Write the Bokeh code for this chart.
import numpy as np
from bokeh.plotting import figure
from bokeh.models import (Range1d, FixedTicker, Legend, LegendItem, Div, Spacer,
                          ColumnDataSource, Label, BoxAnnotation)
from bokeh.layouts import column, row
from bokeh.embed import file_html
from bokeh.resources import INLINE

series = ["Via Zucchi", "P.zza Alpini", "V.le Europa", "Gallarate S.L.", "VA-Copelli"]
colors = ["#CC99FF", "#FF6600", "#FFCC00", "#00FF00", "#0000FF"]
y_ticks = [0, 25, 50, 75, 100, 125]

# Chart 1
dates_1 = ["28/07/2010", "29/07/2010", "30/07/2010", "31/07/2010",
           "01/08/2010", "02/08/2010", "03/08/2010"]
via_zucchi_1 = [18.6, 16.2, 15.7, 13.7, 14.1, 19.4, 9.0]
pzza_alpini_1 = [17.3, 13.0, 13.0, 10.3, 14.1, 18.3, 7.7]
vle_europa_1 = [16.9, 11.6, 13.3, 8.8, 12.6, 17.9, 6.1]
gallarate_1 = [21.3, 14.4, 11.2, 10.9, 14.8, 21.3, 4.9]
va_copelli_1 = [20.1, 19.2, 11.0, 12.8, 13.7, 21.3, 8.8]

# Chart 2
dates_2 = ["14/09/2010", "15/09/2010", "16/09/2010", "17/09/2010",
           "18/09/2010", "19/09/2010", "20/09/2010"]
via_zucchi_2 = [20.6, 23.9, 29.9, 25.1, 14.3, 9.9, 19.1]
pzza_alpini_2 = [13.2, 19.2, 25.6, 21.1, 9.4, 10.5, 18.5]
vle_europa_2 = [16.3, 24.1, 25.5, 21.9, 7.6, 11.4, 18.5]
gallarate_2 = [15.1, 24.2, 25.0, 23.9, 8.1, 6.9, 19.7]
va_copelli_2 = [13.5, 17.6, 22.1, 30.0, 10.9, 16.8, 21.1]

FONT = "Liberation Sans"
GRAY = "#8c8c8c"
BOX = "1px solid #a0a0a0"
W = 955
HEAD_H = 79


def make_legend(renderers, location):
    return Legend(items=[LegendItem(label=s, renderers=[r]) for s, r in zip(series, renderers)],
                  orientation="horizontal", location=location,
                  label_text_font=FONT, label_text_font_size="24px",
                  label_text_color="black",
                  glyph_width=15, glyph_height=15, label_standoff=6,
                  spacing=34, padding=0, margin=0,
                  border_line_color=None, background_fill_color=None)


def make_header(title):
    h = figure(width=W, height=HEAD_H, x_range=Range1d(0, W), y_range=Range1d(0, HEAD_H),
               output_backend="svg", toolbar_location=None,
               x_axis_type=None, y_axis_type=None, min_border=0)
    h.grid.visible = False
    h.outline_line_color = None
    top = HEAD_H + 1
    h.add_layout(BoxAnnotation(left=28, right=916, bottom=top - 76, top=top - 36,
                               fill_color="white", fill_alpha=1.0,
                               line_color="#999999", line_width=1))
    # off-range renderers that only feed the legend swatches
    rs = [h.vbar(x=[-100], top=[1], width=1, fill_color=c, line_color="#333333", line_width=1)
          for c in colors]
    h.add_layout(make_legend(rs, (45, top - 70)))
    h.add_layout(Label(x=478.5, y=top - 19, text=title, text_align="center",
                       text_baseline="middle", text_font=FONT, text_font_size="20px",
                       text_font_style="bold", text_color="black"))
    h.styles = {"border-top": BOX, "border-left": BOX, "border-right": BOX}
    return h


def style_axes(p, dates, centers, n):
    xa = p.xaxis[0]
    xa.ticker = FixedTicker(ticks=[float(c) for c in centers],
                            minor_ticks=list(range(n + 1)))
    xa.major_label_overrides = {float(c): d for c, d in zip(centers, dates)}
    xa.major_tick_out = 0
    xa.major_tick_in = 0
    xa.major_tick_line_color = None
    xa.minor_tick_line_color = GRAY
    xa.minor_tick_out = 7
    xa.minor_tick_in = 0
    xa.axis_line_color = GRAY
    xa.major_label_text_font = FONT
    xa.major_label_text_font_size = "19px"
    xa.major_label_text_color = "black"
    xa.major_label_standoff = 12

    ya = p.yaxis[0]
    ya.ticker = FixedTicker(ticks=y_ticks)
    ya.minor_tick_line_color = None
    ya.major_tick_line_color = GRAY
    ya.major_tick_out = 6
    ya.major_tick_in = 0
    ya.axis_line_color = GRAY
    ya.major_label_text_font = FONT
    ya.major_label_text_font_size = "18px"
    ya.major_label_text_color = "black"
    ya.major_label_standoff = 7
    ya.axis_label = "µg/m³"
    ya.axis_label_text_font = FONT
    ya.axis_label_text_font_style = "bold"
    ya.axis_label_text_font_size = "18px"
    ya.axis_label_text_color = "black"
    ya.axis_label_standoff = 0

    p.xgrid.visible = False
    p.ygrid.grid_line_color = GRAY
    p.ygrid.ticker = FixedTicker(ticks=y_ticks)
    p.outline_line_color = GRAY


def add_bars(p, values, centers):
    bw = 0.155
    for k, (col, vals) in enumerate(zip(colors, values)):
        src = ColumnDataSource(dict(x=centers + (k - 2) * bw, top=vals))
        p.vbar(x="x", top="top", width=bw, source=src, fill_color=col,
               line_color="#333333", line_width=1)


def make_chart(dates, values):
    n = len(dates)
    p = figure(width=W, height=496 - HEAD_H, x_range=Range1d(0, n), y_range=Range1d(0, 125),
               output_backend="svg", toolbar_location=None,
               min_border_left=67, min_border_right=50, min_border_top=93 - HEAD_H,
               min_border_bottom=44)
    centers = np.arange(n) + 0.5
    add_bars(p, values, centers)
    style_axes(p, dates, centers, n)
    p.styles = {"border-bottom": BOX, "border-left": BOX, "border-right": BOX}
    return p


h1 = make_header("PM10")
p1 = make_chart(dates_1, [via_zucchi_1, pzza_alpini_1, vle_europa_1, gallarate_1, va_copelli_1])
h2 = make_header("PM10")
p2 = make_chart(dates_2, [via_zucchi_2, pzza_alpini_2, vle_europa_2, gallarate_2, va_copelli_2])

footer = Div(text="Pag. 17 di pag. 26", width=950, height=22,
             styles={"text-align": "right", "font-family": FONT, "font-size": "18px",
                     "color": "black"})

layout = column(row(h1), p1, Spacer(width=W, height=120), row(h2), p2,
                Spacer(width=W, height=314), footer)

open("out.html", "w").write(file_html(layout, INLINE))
==
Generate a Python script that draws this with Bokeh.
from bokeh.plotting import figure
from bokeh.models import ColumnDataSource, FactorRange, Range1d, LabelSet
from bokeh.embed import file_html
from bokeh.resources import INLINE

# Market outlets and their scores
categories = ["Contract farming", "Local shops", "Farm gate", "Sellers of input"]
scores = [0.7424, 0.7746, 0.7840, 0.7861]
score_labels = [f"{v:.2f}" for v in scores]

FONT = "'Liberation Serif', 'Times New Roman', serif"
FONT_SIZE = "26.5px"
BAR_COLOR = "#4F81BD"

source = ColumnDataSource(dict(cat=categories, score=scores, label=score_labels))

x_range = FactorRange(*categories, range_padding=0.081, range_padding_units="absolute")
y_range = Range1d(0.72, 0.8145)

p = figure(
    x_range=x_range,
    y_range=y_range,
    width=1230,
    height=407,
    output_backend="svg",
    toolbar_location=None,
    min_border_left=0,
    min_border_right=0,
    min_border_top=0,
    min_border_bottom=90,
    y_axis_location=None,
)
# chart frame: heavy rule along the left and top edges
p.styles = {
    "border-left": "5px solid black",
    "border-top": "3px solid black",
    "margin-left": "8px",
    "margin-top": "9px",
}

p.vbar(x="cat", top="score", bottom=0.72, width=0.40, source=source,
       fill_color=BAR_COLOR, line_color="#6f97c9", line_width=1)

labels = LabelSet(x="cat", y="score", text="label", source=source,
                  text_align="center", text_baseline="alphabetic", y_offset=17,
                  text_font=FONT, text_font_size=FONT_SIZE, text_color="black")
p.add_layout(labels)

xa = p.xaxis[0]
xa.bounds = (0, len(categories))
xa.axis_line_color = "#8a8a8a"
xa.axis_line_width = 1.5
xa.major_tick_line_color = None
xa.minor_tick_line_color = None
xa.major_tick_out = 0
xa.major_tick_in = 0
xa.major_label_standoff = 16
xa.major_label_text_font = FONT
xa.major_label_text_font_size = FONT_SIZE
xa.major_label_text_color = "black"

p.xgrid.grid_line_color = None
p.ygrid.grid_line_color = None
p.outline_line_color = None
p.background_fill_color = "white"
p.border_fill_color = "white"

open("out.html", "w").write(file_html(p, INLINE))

◆ **CHALLENGE**:
Reproduce each line of the entries in which the word "that" is found.

◆ **PROBLEM SOLUTION**:
    # off-range renderers that only feed the legend swatches
Generate a Python script that draws this with Bokeh.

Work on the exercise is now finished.